Despite the challenges, Hoffman looks back on her childhood fondly. She and her friends walked everywhere as kids, spending their time down by the river, or up at Flower Divide. They’d bob for apples and eat donuts off a string, make up plays and perform for their friends, and collect bottles for money to buy popcorn and a movie ticket.

“We didn’t have toys, but we had imaginations,” said Hoffman.

Hoffman graduated high school in 1938, and married her husband, who lived next door to the orchard, in 1941. The two lived in Seattle for a couple of years, while her husband worked in the shipyard. Hoffman was a licensed practical nurse. 

She heard the U.S. had declared war in a news theater, and remembers the streets full of soldiers on their way back to base. The next day, she said, all of her Japanese neighbors were gone.

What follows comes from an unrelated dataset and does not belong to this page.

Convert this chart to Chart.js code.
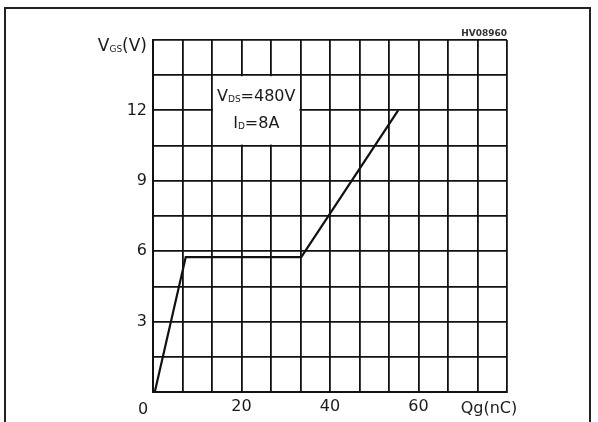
<!DOCTYPE html>
<html>
<head>
<meta charset="utf-8">
<script src="https://cdn.jsdelivr.net/npm/chart.js@4.4.1/dist/chart.umd.min.js"></script>
<style>
  html, body { margin: 0; padding: 0; background: #fff; }
  #wrap { position: relative; width: 598px; height: 422px; overflow: hidden; }
  #frame { position: absolute; left: 4px; top: 7px; width: 587px; height: 440px;
           border: 2px solid #222; box-sizing: border-box; }
  canvas { position: absolute; left: 0; top: 0; }
</style>
</head>
<body>
<div id="wrap">
  <div id="frame"></div>
  <canvas id="c" width="598" height="422"></canvas>
</div>
<script>
// Gate charge curve: gate-source voltage vs. total gate charge
const qgNc = [0.4, 7.4, 33.5, 55.4];
const vgsV = [0, 5.75, 5.75, 12];

// Axis ranges and tick labels
const xRange = [0, 80];
const xStep = 20 / 3;
const xTickLabels = [20, 40, 60];
const yRange = [0, 15];
const yStep = 1.5;
const yTickLabels = [3, 6, 9, 12];

// Test-condition box (Qg and VGS extent)
const noteQg = [40 / 3, 100 / 3];
const noteV = [10.5, 13.5];

const FONT = '"DejaVu Sans", sans-serif';
const INK = '#1a1a1a';

function drawSub(ctx, parts, x, y, align) {
  // parts: [text, size, dy]
  let total = 0;
  parts.forEach(p => { ctx.font = p[1] + 'px ' + FONT; total += ctx.measureText(p[0]).width; });
  let cx = align === 'right' ? x - total : align === 'center' ? x - total / 2 : x;
  ctx.textAlign = 'left';
  ctx.textBaseline = 'alphabetic';
  parts.forEach(p => {
    ctx.font = p[1] + 'px ' + FONT;
    ctx.fillText(p[0], cx, y + (p[2] || 0));
    cx += ctx.measureText(p[0]).width;
  });
}

const extras = {
  id: 'extras',
  beforeDatasetsDraw(chart) {
    const { ctx, scales: { x, y } } = chart;
    // blank out the grid inside the condition box
    const l = x.getPixelForValue(noteQg[0]), r = x.getPixelForValue(noteQg[1]);
    const t = y.getPixelForValue(noteV[1]), b = y.getPixelForValue(noteV[0]);
    ctx.save();
    ctx.fillStyle = '#fff';
    ctx.fillRect(l + 1, t + 1, r - l - 2, b - t - 2);
    ctx.fillStyle = INK;
    const cx = (l + r) / 2;
    drawSub(ctx, [['V', 16], ['DS', 9, 1], ['=480V', 16]], cx, t + 26, 'center');
    drawSub(ctx, [['I', 16], ['D', 9, 1], ['=8A', 16]], cx, t + 53, 'center');
    ctx.restore();
  },
  afterDraw(chart) {
    const { ctx, scales: { x, y }, chartArea } = chart;
    ctx.save();
    ctx.fillStyle = INK;
    // axis titles and origin label
    drawSub(ctx, [['V', 17], ['GS', 9, 1], ['(V)', 17]], chartArea.left - 6, chartArea.top + 11, 'right');
    drawSub(ctx, [['0', 16]], x.getPixelForValue(0) - 10, chartArea.bottom + 22, 'center');
    drawSub(ctx, [['Qg(nC)', 16]], chartArea.right - 18, chartArea.bottom + 21, 'center');
    // drawing reference code
    ctx.font = 'bold 9px ' + FONT;
    ctx.textAlign = 'right';
    ctx.textBaseline = 'alphabetic';
    ctx.fillStyle = '#333';
    ctx.fillText('HV08960', chartArea.right, chartArea.top - 4);
    ctx.restore();
  }
};

new Chart(document.getElementById('c'), {
  type: 'scatter',
  data: {
    datasets: [{
      data: qgNc.map((q, i) => ({ x: q, y: vgsV[i] })),
      showLine: true,
      borderColor: '#111',
      borderWidth: 2.2,
      pointRadius: 0,
      tension: 0
    }]
  },
  options: {
    responsive: false,
    animation: false,
    devicePixelRatio: 1,
    layout: { padding: { left: 0, right: 91, top: 40, bottom: 0 } },
    plugins: { legend: { display: false }, tooltip: { enabled: false } },
    scales: {
      x: {
        type: 'linear',
        min: xRange[0], max: xRange[1],
        afterFit(s) { s.height = 30; },
        afterBuildTicks(s) {
          const t = [];
          for (let i = 0; i <= 12; i++) t.push({ value: i * xStep });
          s.ticks = t;
        },
        ticks: {
          autoSkip: false,
          maxRotation: 0,
          padding: 5,
          color: INK,
          font: { family: FONT, size: 16 },
          callback(v) {
            const r = Math.round(v);
            return (Math.abs(v - r) < 1e-6 && xTickLabels.includes(r)) ? String(r) : '';
          }
        },
        grid: { color: '#111', lineWidth: 1.8, drawTicks: false },
        border: { display: true, color: '#111', width: 2 }
      },
      y: {
        type: 'linear',
        min: yRange[0], max: yRange[1],
        afterFit(s) { s.width = 153; },
        afterBuildTicks(s) {
          const t = [];
          for (let i = 0; i <= 10; i++) t.push({ value: i * yStep });
          s.ticks = t;
        },
        ticks: {
          autoSkip: false,
          padding: 6,
          color: INK,
          font: { family: FONT, size: 16 },
          callback(v) {
            const r = Math.round(v);
            return (Math.abs(v - r) < 1e-6 && yTickLabels.includes(r)) ? String(r) : '';
          }
        },
        grid: { color: '#111', lineWidth: 1.8, drawTicks: false },
        border: { display: true, color: '#111', width: 2 }
      }
    }
  },
  plugins: [extras]
});
</script>
</body>
</html>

Hoffman and her husband eventually moved back to Cashmere and bought an apple and pear orchard up Yaksum Canyon, where they raised their four children. Hoffman would enjoy baking, sewing, and gardening. She and the kids would visit the library so often that the librarian called them the “readingest” family she knew.

“I really enjoyed raising kids and grandkids,” said Hoffman. 

Hoffman’s husband died in 1987. In her later years, she got her driver’s license at the age of sixty, and visited Norway three times. Her last trip was at 80 years old. She has eight grandchildren, and five great grandchildren.